Given problem: Up to and including the line with "var yTicks = [0, 2, 4, 6, 8, 10, 12];", reproduce the listing below exactly, beginning at its first line.

Source data:
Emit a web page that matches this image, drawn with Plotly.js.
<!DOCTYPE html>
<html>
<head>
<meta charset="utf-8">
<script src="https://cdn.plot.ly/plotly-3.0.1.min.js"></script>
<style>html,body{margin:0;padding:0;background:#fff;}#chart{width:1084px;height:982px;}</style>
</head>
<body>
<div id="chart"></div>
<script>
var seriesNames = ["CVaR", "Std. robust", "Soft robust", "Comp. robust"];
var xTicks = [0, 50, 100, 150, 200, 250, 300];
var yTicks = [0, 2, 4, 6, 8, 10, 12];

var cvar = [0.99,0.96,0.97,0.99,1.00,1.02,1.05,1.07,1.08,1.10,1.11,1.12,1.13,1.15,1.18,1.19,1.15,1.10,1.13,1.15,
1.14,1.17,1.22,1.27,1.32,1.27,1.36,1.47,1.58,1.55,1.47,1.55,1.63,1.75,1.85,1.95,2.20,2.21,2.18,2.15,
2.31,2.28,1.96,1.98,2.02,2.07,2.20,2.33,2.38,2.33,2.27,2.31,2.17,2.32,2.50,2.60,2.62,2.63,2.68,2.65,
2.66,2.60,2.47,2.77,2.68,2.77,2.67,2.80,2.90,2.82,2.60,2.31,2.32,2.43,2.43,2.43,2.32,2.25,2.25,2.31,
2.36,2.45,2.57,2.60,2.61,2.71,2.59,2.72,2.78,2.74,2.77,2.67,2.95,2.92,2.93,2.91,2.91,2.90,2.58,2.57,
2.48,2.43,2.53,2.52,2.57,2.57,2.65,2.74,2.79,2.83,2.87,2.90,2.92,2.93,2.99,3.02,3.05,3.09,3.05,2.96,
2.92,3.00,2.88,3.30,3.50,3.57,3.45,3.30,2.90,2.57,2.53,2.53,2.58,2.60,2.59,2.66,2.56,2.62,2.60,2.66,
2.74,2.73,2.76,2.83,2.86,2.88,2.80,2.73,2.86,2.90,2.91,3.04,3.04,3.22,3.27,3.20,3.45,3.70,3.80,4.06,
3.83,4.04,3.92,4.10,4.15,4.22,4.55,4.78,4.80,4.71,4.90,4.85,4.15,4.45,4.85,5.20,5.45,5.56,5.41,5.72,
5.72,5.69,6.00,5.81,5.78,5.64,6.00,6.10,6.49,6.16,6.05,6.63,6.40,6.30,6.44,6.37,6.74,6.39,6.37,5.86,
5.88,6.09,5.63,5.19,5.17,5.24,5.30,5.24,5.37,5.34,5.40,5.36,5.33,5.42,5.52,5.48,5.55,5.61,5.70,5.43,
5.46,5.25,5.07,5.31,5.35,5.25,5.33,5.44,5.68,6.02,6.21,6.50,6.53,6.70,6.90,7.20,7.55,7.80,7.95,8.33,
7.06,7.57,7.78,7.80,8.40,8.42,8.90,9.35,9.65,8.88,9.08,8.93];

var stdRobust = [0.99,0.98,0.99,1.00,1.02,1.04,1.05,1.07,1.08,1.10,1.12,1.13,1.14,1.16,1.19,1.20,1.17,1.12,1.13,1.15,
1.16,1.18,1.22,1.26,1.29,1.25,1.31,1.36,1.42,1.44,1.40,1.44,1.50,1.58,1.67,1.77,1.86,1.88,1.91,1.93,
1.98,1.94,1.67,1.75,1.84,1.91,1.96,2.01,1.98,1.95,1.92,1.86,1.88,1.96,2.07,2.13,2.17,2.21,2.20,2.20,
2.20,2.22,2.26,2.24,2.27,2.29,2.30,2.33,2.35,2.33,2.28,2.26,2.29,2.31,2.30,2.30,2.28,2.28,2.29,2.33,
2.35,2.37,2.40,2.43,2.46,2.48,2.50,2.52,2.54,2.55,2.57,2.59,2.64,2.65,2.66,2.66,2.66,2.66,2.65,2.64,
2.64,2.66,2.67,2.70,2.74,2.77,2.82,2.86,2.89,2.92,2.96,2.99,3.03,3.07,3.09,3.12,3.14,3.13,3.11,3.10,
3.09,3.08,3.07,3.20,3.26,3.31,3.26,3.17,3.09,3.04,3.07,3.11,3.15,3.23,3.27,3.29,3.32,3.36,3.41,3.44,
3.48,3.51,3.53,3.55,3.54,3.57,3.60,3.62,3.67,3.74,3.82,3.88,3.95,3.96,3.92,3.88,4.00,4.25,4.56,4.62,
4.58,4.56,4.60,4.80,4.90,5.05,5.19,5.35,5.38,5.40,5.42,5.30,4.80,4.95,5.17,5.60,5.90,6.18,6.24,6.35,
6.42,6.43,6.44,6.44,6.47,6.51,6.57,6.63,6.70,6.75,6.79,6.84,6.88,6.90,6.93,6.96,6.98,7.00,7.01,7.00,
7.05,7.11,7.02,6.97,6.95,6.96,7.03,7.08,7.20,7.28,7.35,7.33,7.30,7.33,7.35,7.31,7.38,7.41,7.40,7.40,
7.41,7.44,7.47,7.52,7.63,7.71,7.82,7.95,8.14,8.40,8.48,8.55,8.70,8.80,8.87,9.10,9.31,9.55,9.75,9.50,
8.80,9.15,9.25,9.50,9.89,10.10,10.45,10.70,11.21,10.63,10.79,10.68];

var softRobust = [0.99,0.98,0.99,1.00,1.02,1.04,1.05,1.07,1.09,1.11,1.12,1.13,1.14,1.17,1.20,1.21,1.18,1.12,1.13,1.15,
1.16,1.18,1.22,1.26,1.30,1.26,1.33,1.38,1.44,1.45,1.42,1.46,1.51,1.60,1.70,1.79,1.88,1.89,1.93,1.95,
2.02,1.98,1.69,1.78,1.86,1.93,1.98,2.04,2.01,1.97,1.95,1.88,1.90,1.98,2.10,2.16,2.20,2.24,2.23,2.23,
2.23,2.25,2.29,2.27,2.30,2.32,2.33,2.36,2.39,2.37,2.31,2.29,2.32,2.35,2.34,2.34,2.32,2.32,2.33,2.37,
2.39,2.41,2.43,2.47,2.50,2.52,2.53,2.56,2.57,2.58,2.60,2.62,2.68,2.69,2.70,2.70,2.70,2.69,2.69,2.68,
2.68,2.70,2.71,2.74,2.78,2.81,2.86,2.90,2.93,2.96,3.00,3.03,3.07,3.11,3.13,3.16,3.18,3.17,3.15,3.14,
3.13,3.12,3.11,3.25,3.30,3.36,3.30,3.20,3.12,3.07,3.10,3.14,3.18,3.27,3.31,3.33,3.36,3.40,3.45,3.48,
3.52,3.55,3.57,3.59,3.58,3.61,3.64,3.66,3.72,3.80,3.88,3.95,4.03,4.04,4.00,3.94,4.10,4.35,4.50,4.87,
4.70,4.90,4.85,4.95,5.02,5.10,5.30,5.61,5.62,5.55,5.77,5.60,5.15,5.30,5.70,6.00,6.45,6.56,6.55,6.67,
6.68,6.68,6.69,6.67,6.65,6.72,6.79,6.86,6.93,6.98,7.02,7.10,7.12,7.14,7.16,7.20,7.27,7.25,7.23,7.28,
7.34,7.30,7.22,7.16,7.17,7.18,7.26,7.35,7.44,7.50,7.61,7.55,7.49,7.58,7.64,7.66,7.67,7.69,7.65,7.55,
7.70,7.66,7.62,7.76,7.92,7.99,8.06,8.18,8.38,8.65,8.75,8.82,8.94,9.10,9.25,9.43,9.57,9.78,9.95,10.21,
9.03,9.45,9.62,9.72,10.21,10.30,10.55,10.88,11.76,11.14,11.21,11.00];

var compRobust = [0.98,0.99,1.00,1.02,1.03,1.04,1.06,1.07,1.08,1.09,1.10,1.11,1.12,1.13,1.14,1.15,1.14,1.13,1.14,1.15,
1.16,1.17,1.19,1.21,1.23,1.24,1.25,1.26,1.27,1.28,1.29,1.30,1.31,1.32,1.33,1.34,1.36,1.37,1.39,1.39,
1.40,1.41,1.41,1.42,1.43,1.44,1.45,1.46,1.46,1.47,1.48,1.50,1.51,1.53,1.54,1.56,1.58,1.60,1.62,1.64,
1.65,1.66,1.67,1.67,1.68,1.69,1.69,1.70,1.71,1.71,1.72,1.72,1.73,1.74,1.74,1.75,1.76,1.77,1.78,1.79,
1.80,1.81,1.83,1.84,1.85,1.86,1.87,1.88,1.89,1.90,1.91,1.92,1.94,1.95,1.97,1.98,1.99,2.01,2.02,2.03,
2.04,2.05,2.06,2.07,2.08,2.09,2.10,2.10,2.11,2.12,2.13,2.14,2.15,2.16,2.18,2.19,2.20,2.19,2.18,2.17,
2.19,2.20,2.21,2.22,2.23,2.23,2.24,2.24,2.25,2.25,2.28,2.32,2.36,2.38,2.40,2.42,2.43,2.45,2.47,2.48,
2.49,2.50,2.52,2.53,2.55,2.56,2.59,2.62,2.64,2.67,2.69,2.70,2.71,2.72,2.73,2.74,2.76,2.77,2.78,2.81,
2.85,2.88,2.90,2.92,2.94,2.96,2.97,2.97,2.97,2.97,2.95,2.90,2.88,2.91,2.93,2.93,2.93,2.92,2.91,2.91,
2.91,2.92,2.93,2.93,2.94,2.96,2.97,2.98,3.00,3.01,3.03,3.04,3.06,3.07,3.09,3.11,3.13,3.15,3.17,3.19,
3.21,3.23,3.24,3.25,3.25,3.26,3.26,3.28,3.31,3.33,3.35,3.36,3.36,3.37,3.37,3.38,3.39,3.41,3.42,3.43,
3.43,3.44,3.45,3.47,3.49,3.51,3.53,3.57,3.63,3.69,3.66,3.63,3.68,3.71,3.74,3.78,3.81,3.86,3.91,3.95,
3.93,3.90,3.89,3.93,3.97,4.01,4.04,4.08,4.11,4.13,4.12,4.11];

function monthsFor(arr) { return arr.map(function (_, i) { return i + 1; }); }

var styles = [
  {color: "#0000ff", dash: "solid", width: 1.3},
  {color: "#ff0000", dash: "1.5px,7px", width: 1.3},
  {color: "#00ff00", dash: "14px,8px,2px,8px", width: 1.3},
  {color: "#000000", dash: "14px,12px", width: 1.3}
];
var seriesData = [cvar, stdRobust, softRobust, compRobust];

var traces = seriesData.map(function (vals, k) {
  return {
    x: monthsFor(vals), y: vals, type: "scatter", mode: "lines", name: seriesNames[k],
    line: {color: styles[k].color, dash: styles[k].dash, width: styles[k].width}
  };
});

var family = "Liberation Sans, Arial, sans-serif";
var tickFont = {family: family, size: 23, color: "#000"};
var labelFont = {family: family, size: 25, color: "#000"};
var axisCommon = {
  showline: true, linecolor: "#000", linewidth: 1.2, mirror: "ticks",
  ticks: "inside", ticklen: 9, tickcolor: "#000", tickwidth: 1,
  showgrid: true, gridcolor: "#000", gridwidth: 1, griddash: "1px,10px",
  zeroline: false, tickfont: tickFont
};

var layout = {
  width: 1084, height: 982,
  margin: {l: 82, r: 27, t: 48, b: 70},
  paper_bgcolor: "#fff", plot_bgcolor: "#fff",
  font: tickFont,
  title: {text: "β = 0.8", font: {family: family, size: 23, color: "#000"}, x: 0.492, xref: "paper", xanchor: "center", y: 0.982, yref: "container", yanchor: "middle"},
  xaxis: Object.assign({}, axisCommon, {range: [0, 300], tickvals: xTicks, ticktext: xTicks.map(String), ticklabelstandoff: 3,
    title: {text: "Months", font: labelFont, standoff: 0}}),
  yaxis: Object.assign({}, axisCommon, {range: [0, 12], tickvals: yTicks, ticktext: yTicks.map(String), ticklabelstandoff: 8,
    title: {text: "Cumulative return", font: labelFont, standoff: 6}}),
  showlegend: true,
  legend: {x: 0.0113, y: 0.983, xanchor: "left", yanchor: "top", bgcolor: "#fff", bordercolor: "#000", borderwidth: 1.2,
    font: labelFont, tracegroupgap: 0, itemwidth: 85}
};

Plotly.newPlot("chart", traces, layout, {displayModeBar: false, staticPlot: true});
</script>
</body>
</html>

Solution:
Emit a web page that matches this image, drawn with Plotly.js.
<!DOCTYPE html>
<html>
<head>
<meta charset="utf-8">
<script src="https://cdn.plot.ly/plotly-3.0.1.min.js"></script>
<style>html,body{margin:0;padding:0;background:#fff;}#chart{width:1084px;height:982px;}</style>
</head>
<body>
<div id="chart"></div>
<script>
var seriesNames = ["CVaR", "Std. robust", "Soft robust", "Comp. robust"];
var xTicks = [0, 50, 100, 150, 200, 250, 300];
var yTicks = [0, 2, 4, 6, 8, 10, 12];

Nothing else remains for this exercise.